Sara Rezaei Khoshbakht, die ebenfalls in Chalmers tätig ist, entwickelte die 3D-Rekonstruktionsmethode während ihrer Doktorarbeit am MPIA. Dabei wird die Veränderung des Sternen­lichts beim Durchqueren dieser Gas- und Staubwolken analysiert, das von der Raumsonde Gaia und anderen Teleskopen gemessen wurde. Gaia ist ein Projekt der Europäischen Weltraum­organisation (ESA), dessen Haupt­zweck darin besteht, die Entfernungen zu über einer Milliarde Sternen in der Milchstraße genau zu vermessen.
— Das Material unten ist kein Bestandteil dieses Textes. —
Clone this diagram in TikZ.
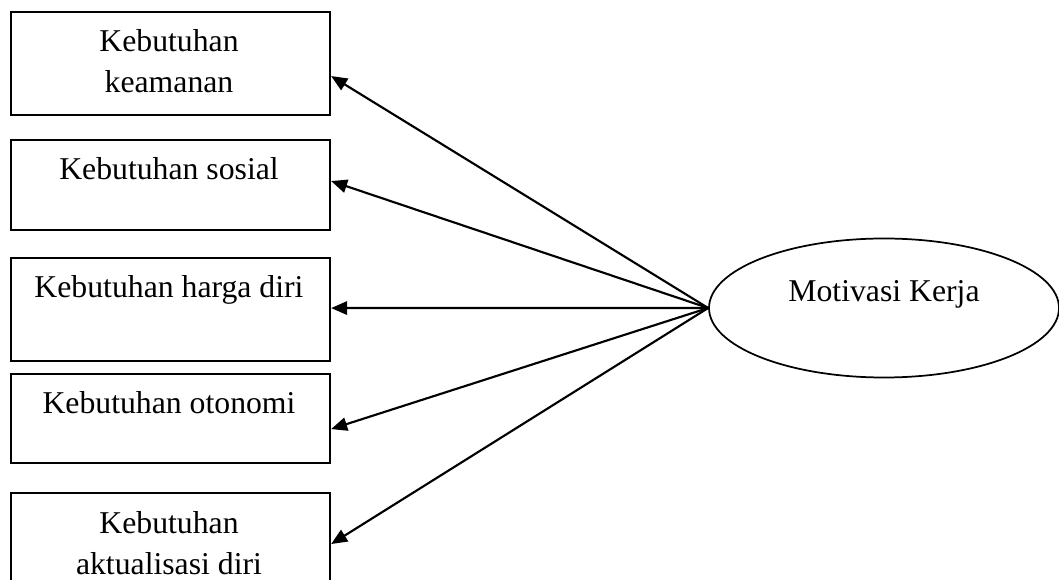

Diese Entfernungen sind entscheidend für die 3D-Rekonstruktions­methode.

„Wir haben das Licht von 160.000 beziehungsweise 60.000 Sternen für die Kalifornien-Wolke und die Orion A-Wolke analysiert und miteinander kombiniert“, sagt Sara Rezaei Khoshbakht. Die beiden Forscher rekonstruierten die Wolkenstrukturen und -dichten mit einer Auflösung von nur 15 Lichtjahren. „Dies ist nicht der einzige Ansatz, den Astronomen und Astronominnen verwenden, um räumliche Wolken­strukturen zu bestimmen“, fügt Rezaei Khosbakht hinzu. „Aber unsere Methode liefert robuste und zuverlässige Ergebnisse ohne numerische Artefakte.“

Diese Studie beweist, dass sie das Potenzial hat, die Erforschung der Stern­entstehung in der Milchstraße zu verbessern, indem sie eine dritte Dimension hinzufügt. „Ich denke, ein wichtiges Ergebnis dieser Arbeit ist, dass sie Studien in Frage stellt, die sich ausschließlich auf Werte für die Säulendichte verlassen, um Eigenschaften der Stern­entstehung abzuleiten und sie miteinander zu vergleichen“, schließt Sara Rezaei Khoshbakht.

Diese Arbeit ist jedoch nur der erste Schritt zu dem, was die beiden Astronomen erreichen wollen. Sara Rezaei Khoshbakht verfolgt ein Projekt, das letztendlich die räumliche Verteilung des Staubs in der gesamten Milchstraße ermitteln und ihre Verbindung zur Stern­entstehung aufklären soll.